MMAs are not without downsides, though. Here are two of them:
- Your financial institution may require that you keep a higher minimum balance in an MMA than required for a savings account. If you can't maintain that balance, you may not earn the promised interest rate.
- Federal law limits the number of withdrawals or transfers from an MMA to six per month. While ATM withdrawals and withdrawals made at a bank branch don't count against the limit, electronic transfers and automatic bill pay do. If you go over the six-per-month limit, you're required to pay an additional per-transaction fee.
Is now the time?
As of this writing, the average annual percentage yield (APY) on MMAs is capping out at between 3% and 4%, and you'll only have access to the best rates if your deposit is relatively large.

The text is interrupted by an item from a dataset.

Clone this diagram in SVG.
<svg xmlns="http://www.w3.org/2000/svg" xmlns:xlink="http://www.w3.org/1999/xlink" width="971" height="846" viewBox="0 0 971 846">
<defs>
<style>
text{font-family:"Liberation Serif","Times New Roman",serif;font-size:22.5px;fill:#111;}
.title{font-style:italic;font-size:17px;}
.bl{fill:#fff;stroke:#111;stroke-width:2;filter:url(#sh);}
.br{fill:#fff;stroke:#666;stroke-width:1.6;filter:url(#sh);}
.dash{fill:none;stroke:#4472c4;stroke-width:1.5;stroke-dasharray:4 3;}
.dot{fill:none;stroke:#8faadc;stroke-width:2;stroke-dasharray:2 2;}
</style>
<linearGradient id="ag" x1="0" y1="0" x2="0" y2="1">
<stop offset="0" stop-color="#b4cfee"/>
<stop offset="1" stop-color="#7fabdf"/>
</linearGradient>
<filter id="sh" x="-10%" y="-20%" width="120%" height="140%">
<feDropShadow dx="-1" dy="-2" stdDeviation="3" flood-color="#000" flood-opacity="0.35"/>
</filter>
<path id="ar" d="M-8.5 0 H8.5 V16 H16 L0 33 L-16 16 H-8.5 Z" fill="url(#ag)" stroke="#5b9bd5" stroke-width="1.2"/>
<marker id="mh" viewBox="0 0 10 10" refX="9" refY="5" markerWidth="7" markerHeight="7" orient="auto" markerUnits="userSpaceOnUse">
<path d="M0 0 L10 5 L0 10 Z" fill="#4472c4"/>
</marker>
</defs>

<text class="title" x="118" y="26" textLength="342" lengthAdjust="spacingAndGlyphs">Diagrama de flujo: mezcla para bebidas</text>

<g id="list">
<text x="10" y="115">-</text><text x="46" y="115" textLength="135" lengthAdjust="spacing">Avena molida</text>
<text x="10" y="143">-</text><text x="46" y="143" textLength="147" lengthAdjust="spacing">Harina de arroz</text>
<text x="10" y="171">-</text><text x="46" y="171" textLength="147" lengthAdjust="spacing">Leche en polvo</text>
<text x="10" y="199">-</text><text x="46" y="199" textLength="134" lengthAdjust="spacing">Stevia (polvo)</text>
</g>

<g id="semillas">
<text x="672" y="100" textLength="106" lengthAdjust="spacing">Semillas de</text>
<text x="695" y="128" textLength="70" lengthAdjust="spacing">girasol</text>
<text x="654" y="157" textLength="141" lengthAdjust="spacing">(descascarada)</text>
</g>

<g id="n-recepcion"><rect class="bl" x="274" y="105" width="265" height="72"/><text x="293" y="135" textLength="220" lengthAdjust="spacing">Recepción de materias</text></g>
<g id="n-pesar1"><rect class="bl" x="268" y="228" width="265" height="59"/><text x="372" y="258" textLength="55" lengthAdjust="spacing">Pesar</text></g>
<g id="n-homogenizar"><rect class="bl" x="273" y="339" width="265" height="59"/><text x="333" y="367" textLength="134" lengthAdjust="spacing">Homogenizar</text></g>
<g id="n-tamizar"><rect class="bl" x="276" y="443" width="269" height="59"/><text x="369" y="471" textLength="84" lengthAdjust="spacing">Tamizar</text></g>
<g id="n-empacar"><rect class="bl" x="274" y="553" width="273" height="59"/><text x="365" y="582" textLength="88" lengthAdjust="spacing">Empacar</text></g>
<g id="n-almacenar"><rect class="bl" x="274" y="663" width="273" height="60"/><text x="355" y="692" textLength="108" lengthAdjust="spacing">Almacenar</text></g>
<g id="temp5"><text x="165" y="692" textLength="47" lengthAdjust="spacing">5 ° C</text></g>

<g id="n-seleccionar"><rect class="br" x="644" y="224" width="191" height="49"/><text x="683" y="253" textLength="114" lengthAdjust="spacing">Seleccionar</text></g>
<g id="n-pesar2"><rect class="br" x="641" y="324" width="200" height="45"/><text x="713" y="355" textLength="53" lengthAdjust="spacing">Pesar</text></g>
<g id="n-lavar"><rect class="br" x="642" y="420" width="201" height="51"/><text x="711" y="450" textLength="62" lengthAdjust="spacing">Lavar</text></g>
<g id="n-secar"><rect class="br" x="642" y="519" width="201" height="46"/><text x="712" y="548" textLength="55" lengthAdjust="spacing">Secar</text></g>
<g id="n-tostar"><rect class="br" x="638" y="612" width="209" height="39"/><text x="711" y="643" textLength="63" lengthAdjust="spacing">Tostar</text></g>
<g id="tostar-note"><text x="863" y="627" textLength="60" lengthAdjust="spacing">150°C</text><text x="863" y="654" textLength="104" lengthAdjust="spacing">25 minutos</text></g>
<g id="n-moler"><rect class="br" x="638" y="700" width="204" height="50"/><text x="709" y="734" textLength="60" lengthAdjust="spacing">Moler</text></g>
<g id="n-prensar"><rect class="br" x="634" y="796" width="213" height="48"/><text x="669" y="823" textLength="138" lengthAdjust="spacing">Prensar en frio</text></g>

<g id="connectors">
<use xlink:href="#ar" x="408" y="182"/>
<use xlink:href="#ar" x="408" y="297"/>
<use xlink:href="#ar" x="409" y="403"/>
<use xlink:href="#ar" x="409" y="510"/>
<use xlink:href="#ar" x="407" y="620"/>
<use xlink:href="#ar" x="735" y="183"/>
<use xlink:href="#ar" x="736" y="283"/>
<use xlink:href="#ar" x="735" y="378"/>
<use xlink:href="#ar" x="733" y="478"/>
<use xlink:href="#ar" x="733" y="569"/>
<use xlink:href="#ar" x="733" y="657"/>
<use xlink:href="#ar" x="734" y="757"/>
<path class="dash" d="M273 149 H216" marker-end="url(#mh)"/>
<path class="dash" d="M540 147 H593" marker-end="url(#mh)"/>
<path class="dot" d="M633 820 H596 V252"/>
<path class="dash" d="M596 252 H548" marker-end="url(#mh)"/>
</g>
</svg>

For example, the Discover Money Market account currently pays a APY that varies slightly by the size of your deposits: 4.20%-4.25%.
In the meantime, if you're looking for places where your money will grow at a faster rate, you might want to consider the following:
Series I savings bonds are designed to protect you from inflation. To accomplish this, you're paid a fixed rate of interest and a rate that changes with inflation. Twice a year, the Treasury Department sets the inflation rate for the next six months. While they are not FDIC-insured, I bonds are backed by the federal government.
As of this writing, I bonds are earning 6.89%.
High-yield savings accounts
While MMAs typically earn a higher APR than high-yield savings accounts, that's not necessarily the case today. It's relatively easy to find high-yield accounts paying between 3% and 4%. High-yield savings accounts are FDIC-insured.
If your goal is to save for retirement, a Roth IRA is a great way to pad your nest. While a Roth IRA does not offer an upfront tax deduction like a traditional IRA, you won't have to pay taxes on the growth or withdrawals in retirement.
Investing in a broad market index fund that tracks the S&P 500 has historically earned annual returns of around 7% after adjusting for inflation. If you have enough time left before retirement to ride out both bull and bear markets, an IRA is likely to provide the biggest bang for the buck.
As with other investments, there are no guarantees, and you could lose money.
MMAs are safe, dependable, and can be a good place to stash your emergency fund. The primary risk is the opportunity cost of not investing in a higher-earning financial vehicle.